■ **Task statement**
Leaving out every picture, copy the lines of the data exactly, from the first through the line containing "plt.rcParams['font.family'] = ['Liberation".

Charts and diagrams as code
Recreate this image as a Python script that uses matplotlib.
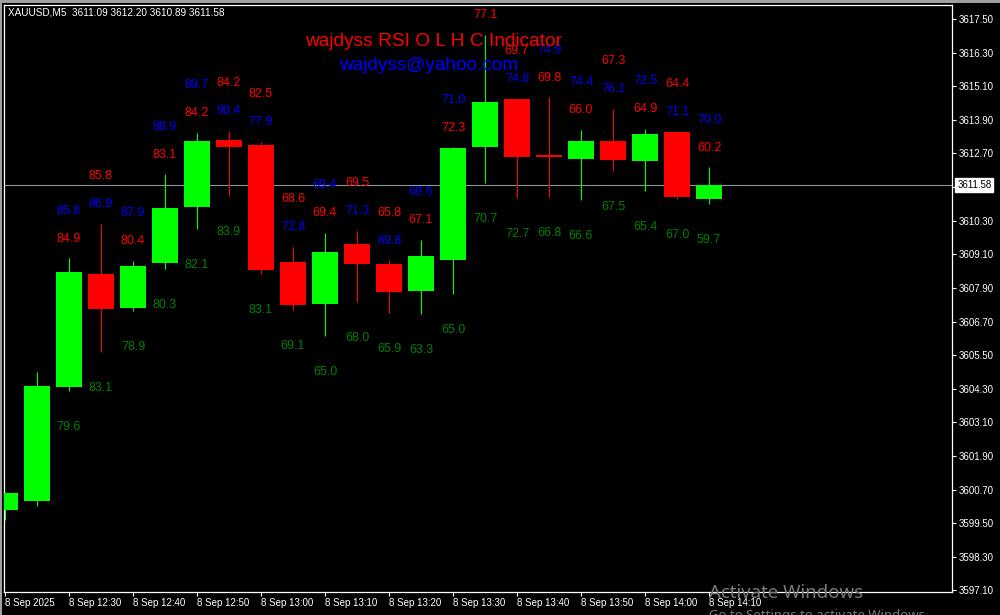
import numpy as np
import matplotlib
matplotlib.use("Agg")
import matplotlib.pyplot as plt
from matplotlib.patches import Rectangle
from matplotlib.transforms import blended_transform_factory

plt.rcParams['font.family'] = ['Liberation Sans', 'DejaVu Sans']

# XAUUSD M5 bars, 8 Sep 2025 12:20 .. 14:10
opens  = [3599.96, 3600.29, 3604.36, 3608.39, 3607.18, 3608.79, 3610.79, 3613.18,
          3613.00, 3608.82, 3607.32, 3609.46, 3608.75, 3607.79, 3608.89, 3612.93,
          3614.64, 3612.57, 3612.50, 3613.14, 3612.43, 3613.46, 3611.09]
highs  = [3600.60, 3604.89, 3608.96, 3610.18, 3608.86, 3611.96, 3613.43, 3613.50,
          3613.11, 3609.36, 3609.86, 3609.93, 3608.89, 3609.61, 3612.92, 3616.93,
          3614.66, 3614.71, 3613.54, 3614.29, 3613.57, 3613.47, 3612.20]
lows   = [3599.60, 3600.11, 3604.21, 3605.61, 3607.07, 3608.57, 3610.00, 3611.18,
          3608.39, 3607.11, 3606.18, 3607.39, 3607.00, 3606.96, 3607.68, 3611.64,
          3611.11, 3611.14, 3611.04, 3612.07, 3611.36, 3611.07, 3610.89]
closes = [3600.57, 3604.39, 3608.46, 3607.14, 3608.68, 3610.75, 3613.14, 3612.93,
          3608.54, 3607.29, 3609.18, 3608.75, 3607.75, 3609.04, 3612.89, 3614.54,
          3612.57, 3612.57, 3613.14, 3612.46, 3613.39, 3611.14, 3611.58]

# RSI values written by the indicator (None = not drawn / off screen)
rsi_close = [None, None, 84.9, 85.8, 80.4, 83.1, 84.2, 84.2, 82.5, 68.6, 69.4, 69.5,
             65.8, 67.1, 72.3, 77.1, 69.7, 69.8, 66.0, 67.3, 64.9, 64.4, 60.2]
rsi_high  = [None, None, 85.8, 86.9, 87.9, 88.9, 89.7, 90.4, 77.9, 72.8, 69.4, 71.3,
             69.8, 69.6, 71.0, None, 74.8, 74.9, 74.4, 76.1, 72.5, 71.1, 70.0]
rsi_low   = [None, None, 79.6, 83.1, 78.9, 80.3, 82.1, 83.9, 83.1, 69.1, 65.0, 68.0,
             65.9, 63.3, 65.0, 70.7, 72.7, 66.8, 66.6, 67.5, 65.4, 67.0, 59.7]

time_labels = ['8 Sep 2025', '8 Sep 12:30', '8 Sep 12:40', '8 Sep 12:50', '8 Sep 13:00',
               '8 Sep 13:10', '8 Sep 13:20', '8 Sep 13:30', '8 Sep 13:40', '8 Sep 13:50',
               '8 Sep 14:00', '8 Sep 14:10']
price_ticks = [3617.50 - 1.2 * k for k in range(18)]
last_price = 3611.58

BULL = '#00ff00'
BEAR = '#ff0000'

fig = plt.figure(figsize=(10, 6.15), dpi=100, facecolor='black')
ax = fig.add_axes([0.004, 1 - 592 / 615, 0.948, (592 - 4.5) / 615])
ax.set_facecolor('black')

x = np.arange(len(opens))
o = np.array(opens); c = np.array(closes)
h = np.array(highs); l = np.array(lows)
up = c > o
cols = [BULL if u else BEAR for u in up]

# candles
ax.vlines(x, l, h, colors=cols, linewidth=0.8, zorder=2)
body = np.maximum(np.abs(c - o), 0.06)
ax.bar(x, body, width=0.79, bottom=np.minimum(o, c), color=cols, linewidth=0, zorder=3)

# current price line
ax.axhline(last_price, color='#8c96a0', linewidth=0.8, zorder=1)

# RSI labels: two above the high (order depends on candle direction), one below the low
for i in x:
    if rsi_low[i] is None:
        continue
    bull_top = c[i] >= o[i]
    top, mid = h[i] + 1.70, h[i] + 0.70
    y_high = top if bull_top else mid
    y_close = mid if bull_top else top
    if rsi_high[i] is not None:
        ax.text(i, y_high, '%.1f' % rsi_high[i], color='#0000ff', fontsize=9,
                ha='center', va='center', zorder=4, clip_on=True)
    ax.text(i, y_close, '%.1f' % rsi_close[i], color='#ff0000', fontsize=9,
            ha='center', va='center', zorder=4, clip_on=True)
    ax.text(i, l[i] - 1.27, '%.1f' % rsi_low[i], color='#008000', fontsize=9,
            ha='center', va='center', zorder=4, clip_on=True)

ax.set_xlim(-0.03, 29.59)
ax.set_ylim(3597.043, 3618.018)

# axes look like the terminal window
for s in ax.spines.values():
    s.set_color('white')
    s.set_linewidth(0.9)
ax.set_xticks(np.arange(0, len(opens), 2))
ax.set_xticklabels(time_labels, ha='left')
ax.yaxis.tick_right()
ax.set_yticks(price_ticks)
ax.set_yticklabels(['%.2f' % p for p in price_ticks])
ax.tick_params(colors='white', labelsize=7, length=3, width=0.8, pad=1.5)
ax.tick_params(axis='x', pad=1)

trans = blended_transform_factory(ax.transAxes, ax.transData)
ax.text(1.0055, last_price, '%.2f' % last_price, transform=trans, fontsize=7,
        color='black', ha='left', va='center', zorder=6,
        bbox=dict(boxstyle='square,pad=0.2', facecolor='white', edgecolor='white'))

# chart header and indicator captions
fig.text(0.008, 1 - 12.5 / 615, 'XAUUSD,M5  3611.09 3612.20 3610.89 3611.58',
         color='white', fontsize=7.2, ha='left', va='center')
fig.text(0.4335, 1 - 42 / 615, 'wajdyss RSI O L H C Indicator', color='#ff0000',
         fontsize=13.8, ha='center', va='center')
fig.text(0.429, 1 - 66 / 615, 'wajdyss@yahoo.com', color='#0000ff',
         fontsize=13.7, ha='center', va='center')

# windows watermark
fig.text(0.709, 1 - 593 / 615, 'Activate Windows', color='#7a7a7a', fontsize=13.4,
         ha='left', va='center', family=['Noto Sans', 'DejaVu Sans'])
fig.text(0.709, 1 - 616 / 615, 'Go to Settings to activate Windows.', color='#7a7a7a',
         fontsize=9.5, ha='left', va='center', family=['Noto Sans', 'DejaVu Sans'])

# window frame bits
fig.patches.append(Rectangle((0, 1 - 3 / 615), 1, 3 / 615, transform=fig.transFigure,
                             facecolor='#a0a0a0', edgecolor='none'))
fig.patches.append(Rectangle((0, 0), 0.0015, 1, transform=fig.transFigure,
                             facecolor='#a0a0a0', edgecolor='none'))

fig.savefig('out.png', dpi=100, facecolor='black')
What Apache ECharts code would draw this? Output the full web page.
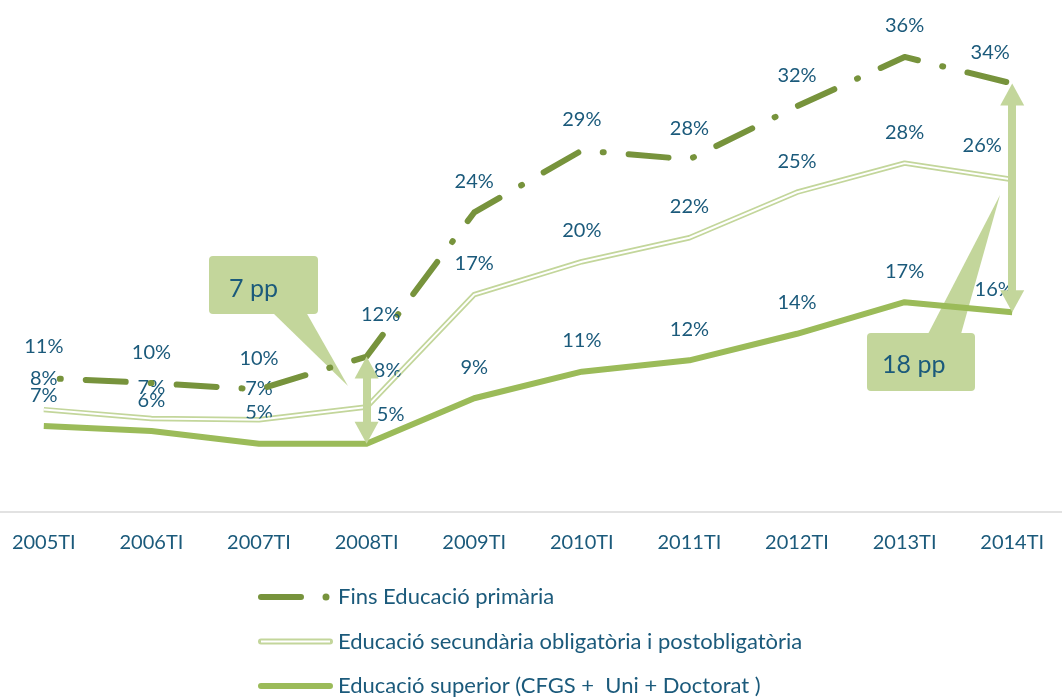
<!DOCTYPE html>
<html>
<head>
<meta charset="utf-8">
<script src="https://cdn.jsdelivr.net/npm/echarts@6/dist/echarts.min.js"></script>
<style>
  html, body { margin: 0; padding: 0; background: #fff; }
  #chart { width: 1062px; height: 698px; }
</style>
</head>
<body>
<div id="chart"></div>
<script>
// data (labels show the rounded value)
var categories = ["2005TI", "2006TI", "2007TI", "2008TI", "2009TI", "2010TI", "2011TI", "2012TI", "2013TI", "2014TI"];
var primaria   = [10.6, 10.2, 9.7, 12.3, 23.7, 28.6, 27.9, 32.1, 36.0, 33.9];
var secundaria = [8.1, 7.4, 7.3, 8.3, 17.2, 19.8, 21.7, 25.3, 27.6, 26.3];
var superior   = [6.8, 6.4, 5.4, 5.4, 9.0, 11.1, 12.0, 14.1, 16.6, 15.8];
var seriesNames = [
  "Fins Educació primària",
  "Educació secundària obligatòria i postobligatòria",
  "Educació superior (CFGS +  Uni + Doctorat )"
];
var gapIdx = [3, 9]; // 2008TI and 2014TI

var textColor = "#1b5a7b";
var font = "Lato";
var cPrim = "#77933c", cSec = "#c3d69b", cSup = "#9bbb59", cNote = "#c3d69b";

// a few labels are nudged sideways in the original
var shiftPrim = { 3: [14, -11], 9: [-22, 0] };
var shiftSec  = { 3: [21, -6], 9: [-30, -3] };
var shiftSup  = { 3: [24, 2], 9: [-18, 8] };

function withShift(values, shift) {
  return values.map(function (v, i) {
    return shift[i] ? { value: v, label: { offset: shift[i] } } : v;
  });
}

var label = {
  show: true,
  position: "top",
  distance: 21,
  color: textColor,
  fontFamily: font,
  fontSize: 20,
  formatter: function (p) { return Math.round(p.value) + "%"; }
};

// arrow heads of the gap arrows: tip sits on the line value
var arrowHeads = [];
gapIdx.forEach(function (i) {
  arrowHeads.push({ coord: [categories[i], primaria[i]], symbolRotate: 0, symbolOffset: [0, 11] });
  arrowHeads.push({ coord: [categories[i], superior[i]], symbolRotate: 180, symbolOffset: [0, -11] });
});

var chart = echarts.init(document.getElementById("chart"));

chart.setOption({
  animation: false,
  backgroundColor: "#fff",
  grid: { left: -10, right: -4, top: 6.4, bottom: 186, containLabel: false, outerBoundsMode: "none" },
  legend: {
    orient: "vertical",
    left: 253,
    top: 586,
    padding: 0,
    itemWidth: 80,
    itemHeight: 10,
    itemGap: 22.5,
    selectedMode: false,
    itemStyle: { borderWidth: 0 },
    textStyle: { color: textColor, fontFamily: font, fontSize: 22, lineHeight: 22 },
    data: [
      { name: seriesNames[0], itemStyle: { color: cPrim, borderWidth: 0 },
        icon: "path://M0,0L0,10M80,0L80,10M8,2H48A3,3,0,0,1,48,8H8A3,3,0,0,1,8,2ZM73,1.5A3.5,3.5,0,1,1,73,8.5A3.5,3.5,0,1,1,73,1.5Z" },
      { name: seriesNames[1], itemStyle: { color: cSec, borderWidth: 0 },
        icon: "path://M0,0L0,10M80,0L80,10M8,2H77A3,3,0,0,1,77,8H8A3,3,0,0,1,8,2ZM8,4.1V5.9H77V4.1Z" },
      { name: seriesNames[2], itemStyle: { color: cSup, borderWidth: 0 },
        icon: "path://M0,0L0,10M80,0L80,10M8,2H77A3,3,0,0,1,77,8H8A3,3,0,0,1,8,2Z" }
    ]
  },
  xAxis: {
    type: "category",
    data: categories,
    boundaryGap: true,
    axisLine: { show: true, lineStyle: { color: "#d9d9d9", width: 1.5 } },
    axisTick: { show: false },
    splitLine: { show: false },
    axisLabel: { margin: 21, color: textColor, fontFamily: font, fontSize: 20 }
  },
  yAxis: { type: "value", min: 0, max: 40, show: false },
  series: [
    {
      name: seriesNames[0],
      type: "line",
      data: withShift(primaria, shiftPrim),
      symbol: "circle",
      symbolSize: 0,
      color: cPrim,
      z: 4,
      lineStyle: { color: cPrim, width: 6, type: [40, 25, 1, 25], dashOffset: 49, cap: "round", join: "round" },
      label: label
    },
    {
      name: seriesNames[1],
      type: "line",
      data: withShift(secundaria, shiftSec),
      symbol: "circle",
      symbolSize: 0,
      color: cSec,
      z: 2,
      lineStyle: { color: cSec, width: 5.5, join: "round" },
      label: label
    },
    {
      // white core that turns the secondary line into a double line
      name: "_core",
      type: "line",
      data: secundaria,
      symbol: "none",
      silent: true,
      z: 3,
      lineStyle: { color: "#fff", width: 2, join: "round" }
    },
    {
      name: seriesNames[2],
      type: "line",
      data: withShift(superior, shiftSup),
      symbol: "circle",
      symbolSize: 0,
      color: cSup,
      z: 2,
      lineStyle: { color: cSup, width: 6, join: "round" },
      label: label,
      markLine: {
        silent: true,
        symbol: ["none", "none"],
        lineStyle: { color: cNote, width: 8, type: "solid", opacity: 1 },
        label: { show: false },
        data: gapIdx.map(function (i) {
          return [
            { coord: [categories[i], primaria[i] - 1] },
            { coord: [categories[i], superior[i] + 1] }
          ];
        })
      },
      markPoint: {
        silent: true,
        symbol: "triangle",
        symbolSize: [24, 22],
        itemStyle: { color: cNote },
        label: { show: false },
        data: arrowHeads
      }
    }
  ],
  graphic: [
    {
      type: "group", z: 10,
      children: [
        { type: "rect", shape: { x: 209, y: 256, width: 109, height: 58, r: 4 }, style: { fill: cNote } },
        { type: "polygon", shape: { points: [[272, 312], [306, 312], [348, 386]] }, style: { fill: cNote } },
        { type: "text", x: 229, y: 289,
          style: { text: Math.round(primaria[3] - superior[3]) + " pp", fill: textColor, fontFamily: font, fontSize: 25, verticalAlign: "middle" } }
      ]
    },
    {
      type: "group", z: 10,
      children: [
        { type: "rect", shape: { x: 867, y: 333, width: 108, height: 58, r: 4 }, style: { fill: cNote } },
        { type: "polygon", shape: { points: [[928, 334], [961, 334], [1000, 195]] }, style: { fill: cNote } },
        { type: "text", x: 882, y: 365,
          style: { text: Math.round(primaria[9] - superior[9]) + " pp", fill: textColor, fontFamily: font, fontSize: 25, verticalAlign: "middle" } }
      ]
    }
  ]
});
</script>
</body>
</html>
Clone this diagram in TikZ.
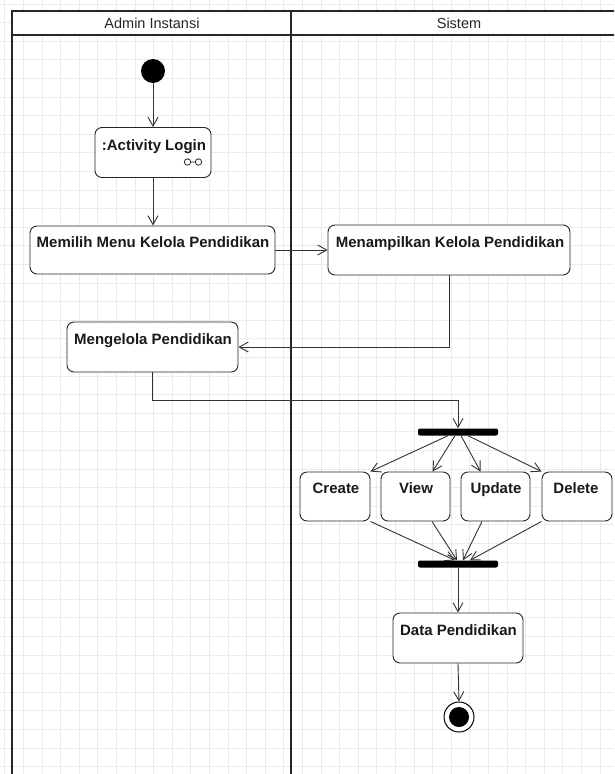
\documentclass[tikz,border=0pt]{standalone}
\usepackage{fontspec}
\setmainfont{Liberation Sans}
\usetikzlibrary{arrows.meta}
\begin{document}
\begin{tikzpicture}[x=1pt,y=-1pt,
  lane/.style={draw=black!85, line width=1.5pt},
  gridline/.style={draw=black!8, line width=0.6pt},
  flow/.style={draw=black!80, line width=0.9pt, -{Straight Barb[length=9pt,width=10pt,line width=0.9pt]}},
  act/.style={draw=black!85, line width=0.9pt, fill=white, rounded corners=7pt, inner sep=0pt},
  lbl/.style={font=\bfseries\fontsize{15}{18}\selectfont, inner sep=0pt, anchor=base, text=black!90},
  hdr/.style={font=\fontsize{14.5}{17}\selectfont, inner sep=0pt, anchor=base, text=black!85},
  bar/.style={fill=black, draw=none, minimum width=80pt, minimum height=7pt, inner sep=0pt, rounded corners=2pt},
]
\useasboundingbox (0,0) rectangle (614,774);
\clip (0,0) rectangle (614,774);
\fill[white] (0,0) rectangle (614,774);
% grid
\foreach \k in {0,...,33} { \draw[gridline] (4.7+18.6*\k,0) -- (4.7+18.6*\k,774); }
\foreach \k in {0,...,41} { \draw[gridline] (0,3.9+18.6*\k) -- (614,3.9+18.6*\k); }
% swimlanes
\fill[white] (12,11) rectangle (614,35);
\draw[lane] (12,774) -- (12,11) -- (620,11);
\draw[lane] (12,35) -- (620,35);
\draw[lane] (291,11) -- (291,774);
\node[hdr] (h1) at (152,28) {Admin Instansi};
\node[hdr] (h2) at (459,28) {Sistem};

% nodes
\node[circle, fill=black, minimum size=24pt, inner sep=0pt] (start) at (153,71) {};
\node[act, minimum width=116pt, minimum height=50pt] (login) at (153,152.5) {};
\node[lbl] (loginT) at (154,150) {:Activity Login};
\draw[black!85, line width=0.8pt] (187.5,162) circle (3.2pt) (198.5,162) circle (3.2pt) (190.7,162) -- (195.3,162);

\node[act, minimum width=245pt, minimum height=48pt] (memilih) at (152.5,250) {};
\node[lbl] (memilihT) at (153,247) {Memilih Menu Kelola Pendidikan};

\node[act, minimum width=242pt, minimum height=50pt] (menampilkan) at (449,250) {};
\node[lbl] (menampilkanT) at (450,247) {Menampilkan Kelola Pendidikan};

\node[act, minimum width=171pt, minimum height=50pt] (mengelola) at (152.5,347) {};
\node[lbl] (mengelolaT) at (153,344) {Mengelola Pendidikan};

\node[bar] (fork) at (458,432) {};

\node[act, minimum width=70pt, minimum height=49pt] (create) at (335,496.5) {};
\node[lbl] (createT) at (336,493) {Create};
\node[act, minimum width=69pt, minimum height=49pt] (view) at (415.5,496.5) {};
\node[lbl] (viewT) at (416,493) {View};
\node[act, minimum width=69pt, minimum height=49pt] (update) at (495.5,496.5) {};
\node[lbl] (updateT) at (496,493) {Update};
\node[act, minimum width=70pt, minimum height=49pt] (delete) at (577,496.5) {};
\node[lbl] (deleteT) at (576,493) {Delete};

\node[bar] (join) at (458,564) {};

\node[act, minimum width=130pt, minimum height=50pt] (data) at (458,638) {};
\node[lbl] (dataT) at (458.5,635) {Data Pendidikan};

\node[circle, draw=black, line width=1pt, fill=white, minimum size=30pt, inner sep=0pt] (end) at (459,717) {};
\node[circle, fill=black, minimum size=20pt, inner sep=0pt] (endin) at (end) {};

% connectors
\draw[flow] (start.south) -- (login.north);
\draw[flow] (login.south) -- (login.south |- memilih.north);
\draw[flow] (memilih.east) -- (menampilkan.west);
\draw[flow] (menampilkan.south) |- (mengelola.east);
\draw[flow] (mengelola.south) -- ++(0,28) -| (fork.north);

\draw[flow] ([xshift=-10pt]fork.south) -- (create.north east);
\draw[flow] ([xshift=-3pt]fork.south) -- ([xshift=17pt]view.north);
\draw[flow] ([xshift=3pt]fork.south) -- ([xshift=-15pt]update.north);
\draw[flow] ([xshift=10pt]fork.south) -- (delete.north west);

\draw[flow] (create.south east) -- ([xshift=-3pt]join.north);
\draw[flow] ([xshift=16.5pt]view.south) -- ([xshift=-1pt]join.north);
\draw[flow] ([xshift=-13.5pt]update.south) -- ([xshift=5pt]join.north);
\draw[flow] (delete.south west) -- ([xshift=12pt]join.north);

\draw[flow] (join.south) -- (data.north);
\draw[flow] (data.south) -- (end.north);
\end{tikzpicture}
\end{document}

■ **Solution for this task**
Recreate this image as a Python script that uses matplotlib.
import numpy as np
import matplotlib
matplotlib.use("Agg")
import matplotlib.pyplot as plt
from matplotlib.patches import Rectangle
from matplotlib.transforms import blended_transform_factory

plt.rcParams['font.family'] = ['Liberation Sans', 'DejaVu Sans']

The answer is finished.